- WHAT TO PRODUCE -
All the data should come back exactly as it was given.

--- BEGIN DATA ---

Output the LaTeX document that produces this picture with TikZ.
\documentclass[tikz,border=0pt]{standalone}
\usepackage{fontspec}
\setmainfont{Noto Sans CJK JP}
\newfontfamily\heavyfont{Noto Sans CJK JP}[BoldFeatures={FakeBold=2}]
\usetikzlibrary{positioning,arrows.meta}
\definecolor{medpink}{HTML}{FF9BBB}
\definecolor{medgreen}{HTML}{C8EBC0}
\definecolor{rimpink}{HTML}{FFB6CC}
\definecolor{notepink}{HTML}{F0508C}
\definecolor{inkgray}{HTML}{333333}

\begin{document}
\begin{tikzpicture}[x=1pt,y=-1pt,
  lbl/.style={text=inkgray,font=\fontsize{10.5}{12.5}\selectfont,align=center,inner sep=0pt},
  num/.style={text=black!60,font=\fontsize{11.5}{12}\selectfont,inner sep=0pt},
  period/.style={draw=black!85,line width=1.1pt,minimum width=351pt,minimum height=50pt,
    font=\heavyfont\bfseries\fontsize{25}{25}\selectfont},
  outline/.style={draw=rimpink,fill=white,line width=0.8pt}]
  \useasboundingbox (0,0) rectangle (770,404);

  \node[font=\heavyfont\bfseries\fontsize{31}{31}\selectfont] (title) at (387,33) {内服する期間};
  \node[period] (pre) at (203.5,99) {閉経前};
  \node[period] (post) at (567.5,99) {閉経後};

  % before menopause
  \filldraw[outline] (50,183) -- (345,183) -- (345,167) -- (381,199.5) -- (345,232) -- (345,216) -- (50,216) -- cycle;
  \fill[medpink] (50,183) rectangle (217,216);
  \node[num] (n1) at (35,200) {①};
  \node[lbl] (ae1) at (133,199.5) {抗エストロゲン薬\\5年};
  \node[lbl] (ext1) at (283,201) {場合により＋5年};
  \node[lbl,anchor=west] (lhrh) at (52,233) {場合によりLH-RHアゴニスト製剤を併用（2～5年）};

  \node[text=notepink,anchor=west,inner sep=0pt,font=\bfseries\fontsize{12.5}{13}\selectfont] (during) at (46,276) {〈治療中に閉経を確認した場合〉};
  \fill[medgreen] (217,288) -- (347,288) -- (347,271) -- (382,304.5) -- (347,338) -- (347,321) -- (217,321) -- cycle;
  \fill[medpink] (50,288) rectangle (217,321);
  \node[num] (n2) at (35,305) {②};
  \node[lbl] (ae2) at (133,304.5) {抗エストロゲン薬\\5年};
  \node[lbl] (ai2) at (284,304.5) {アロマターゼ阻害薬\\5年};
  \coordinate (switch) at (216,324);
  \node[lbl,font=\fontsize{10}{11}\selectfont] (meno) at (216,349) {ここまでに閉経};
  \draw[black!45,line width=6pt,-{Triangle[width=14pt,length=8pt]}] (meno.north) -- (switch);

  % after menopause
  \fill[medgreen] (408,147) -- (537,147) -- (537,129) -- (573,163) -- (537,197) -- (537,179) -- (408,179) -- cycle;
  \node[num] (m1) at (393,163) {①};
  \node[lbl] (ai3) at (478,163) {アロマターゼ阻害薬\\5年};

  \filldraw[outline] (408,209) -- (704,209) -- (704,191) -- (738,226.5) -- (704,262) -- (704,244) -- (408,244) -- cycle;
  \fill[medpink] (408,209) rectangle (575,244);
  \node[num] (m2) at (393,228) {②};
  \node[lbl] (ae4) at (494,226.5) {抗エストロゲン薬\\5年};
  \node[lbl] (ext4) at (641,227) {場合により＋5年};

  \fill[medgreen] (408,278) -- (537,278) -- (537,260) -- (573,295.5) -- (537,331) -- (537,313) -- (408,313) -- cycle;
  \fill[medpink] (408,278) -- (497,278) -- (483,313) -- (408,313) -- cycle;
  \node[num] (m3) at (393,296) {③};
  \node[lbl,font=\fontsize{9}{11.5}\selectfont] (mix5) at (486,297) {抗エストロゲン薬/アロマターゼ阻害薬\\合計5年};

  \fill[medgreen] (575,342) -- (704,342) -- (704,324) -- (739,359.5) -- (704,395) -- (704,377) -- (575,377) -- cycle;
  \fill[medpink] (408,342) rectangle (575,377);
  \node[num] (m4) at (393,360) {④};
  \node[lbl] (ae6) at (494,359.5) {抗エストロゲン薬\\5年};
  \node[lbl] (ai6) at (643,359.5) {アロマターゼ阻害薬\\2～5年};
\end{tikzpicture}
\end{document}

--- END DATA ---

- RESULT -
Output the LaTeX document that produces this picture with TikZ.
\documentclass[tikz,border=0pt]{standalone}
\usepackage{fontspec}
\setmainfont{Noto Sans CJK JP}
\newfontfamily\heavyfont{Noto Sans CJK JP}[BoldFeatures={FakeBold=2}]
\usetikzlibrary{positioning,arrows.meta}
\definecolor{medpink}{HTML}{FF9BBB}
\definecolor{medgreen}{HTML}{C8EBC0}
\definecolor{rimpink}{HTML}{FFB6CC}
\definecolor{notepink}{HTML}{F0508C}
\definecolor{inkgray}{HTML}{333333}

\begin{document}
\begin{tikzpicture}[x=1pt,y=-1pt,
  lbl/.style={text=inkgray,font=\fontsize{10.5}{12.5}\selectfont,align=center,inner sep=0pt},
  num/.style={text=black!60,font=\fontsize{11.5}{12}\selectfont,inner sep=0pt},
  period/.style={draw=black!85,line width=1.1pt,minimum width=351pt,minimum height=50pt,
    font=\heavyfont\bfseries\fontsize{25}{25}\selectfont},
  outline/.style={draw=rimpink,fill=white,line width=0.8pt}]
  \useasboundingbox (0,0) rectangle (770,404);

  \node[font=\heavyfont\bfseries\fontsize{31}{31}\selectfont] (title) at (387,33) {内服する期間};
  \node[period] (pre) at (203.5,99) {閉経前};
  \node[period] (post) at (567.5,99) {閉経後};

  % before menopause
  \filldraw[outline] (50,183) -- (345,183) -- (345,167) -- (381,199.5) -- (345,232) -- (345,216) -- (50,216) -- cycle;
  \fill[medpink] (50,183) rectangle (217,216);
  \node[num] (n1) at (35,200) {①};
  \node[lbl] (ae1) at (133,199.5) {抗エストロゲン薬\\5年};
  \node[lbl] (ext1) at (283,201) {場合により＋5年};
  \node[lbl,anchor=west] (lhrh) at (52,233) {場合によりLH-RHアゴニスト製剤を併用（2～5年）};

  \node[text=notepink,anchor=west,inner sep=0pt,font=\bfseries\fontsize{12.5}{13}\selectfont] (during) at (46,276) {〈治療中に閉経を確認した場合〉};
  \fill[medgreen] (217,288) -- (347,288) -- (347,271) -- (382,304.5) -- (347,338) -- (347,321) -- (217,321) -- cycle;
  \fill[medpink] (50,288) rectangle (217,321);
  \node[num] (n2) at (35,305) {②};
  \node[lbl] (ae2) at (133,304.5) {抗エストロゲン薬\\5年};
  \node[lbl] (ai2) at (284,304.5) {アロマターゼ阻害薬\\5年};
  \coordinate (switch) at (216,324);
  \node[lbl,font=\fontsize{10}{11}\selectfont] (meno) at (216,349) {ここまでに閉経};
  \draw[black!45,line width=6pt,-{Triangle[width=14pt,length=8pt]}] (meno.north) -- (switch);

  % after menopause
  \fill[medgreen] (408,147) -- (537,147) -- (537,129) -- (573,163) -- (537,197) -- (537,179) -- (408,179) -- cycle;
  \node[num] (m1) at (393,163) {①};
  \node[lbl] (ai3) at (478,163) {アロマターゼ阻害薬\\5年};

  \filldraw[outline] (408,209) -- (704,209) -- (704,191) -- (738,226.5) -- (704,262) -- (704,244) -- (408,244) -- cycle;
  \fill[medpink] (408,209) rectangle (575,244);
  \node[num] (m2) at (393,228) {②};
  \node[lbl] (ae4) at (494,226.5) {抗エストロゲン薬\\5年};
  \node[lbl] (ext4) at (641,227) {場合により＋5年};

  \fill[medgreen] (408,278) -- (537,278) -- (537,260) -- (573,295.5) -- (537,331) -- (537,313) -- (408,313) -- cycle;
  \fill[medpink] (408,278) -- (497,278) -- (483,313) -- (408,313) -- cycle;
  \node[num] (m3) at (393,296) {③};
  \node[lbl,font=\fontsize{9}{11.5}\selectfont] (mix5) at (486,297) {抗エストロゲン薬/アロマターゼ阻害薬\\合計5年};

  \fill[medgreen] (575,342) -- (704,342) -- (704,324) -- (739,359.5) -- (704,395) -- (704,377) -- (575,377) -- cycle;
  \fill[medpink] (408,342) rectangle (575,377);
  \node[num] (m4) at (393,360) {④};
  \node[lbl] (ae6) at (494,359.5) {抗エストロゲン薬\\5年};
  \node[lbl] (ai6) at (643,359.5) {アロマターゼ阻害薬\\2～5年};
\end{tikzpicture}
\end{document}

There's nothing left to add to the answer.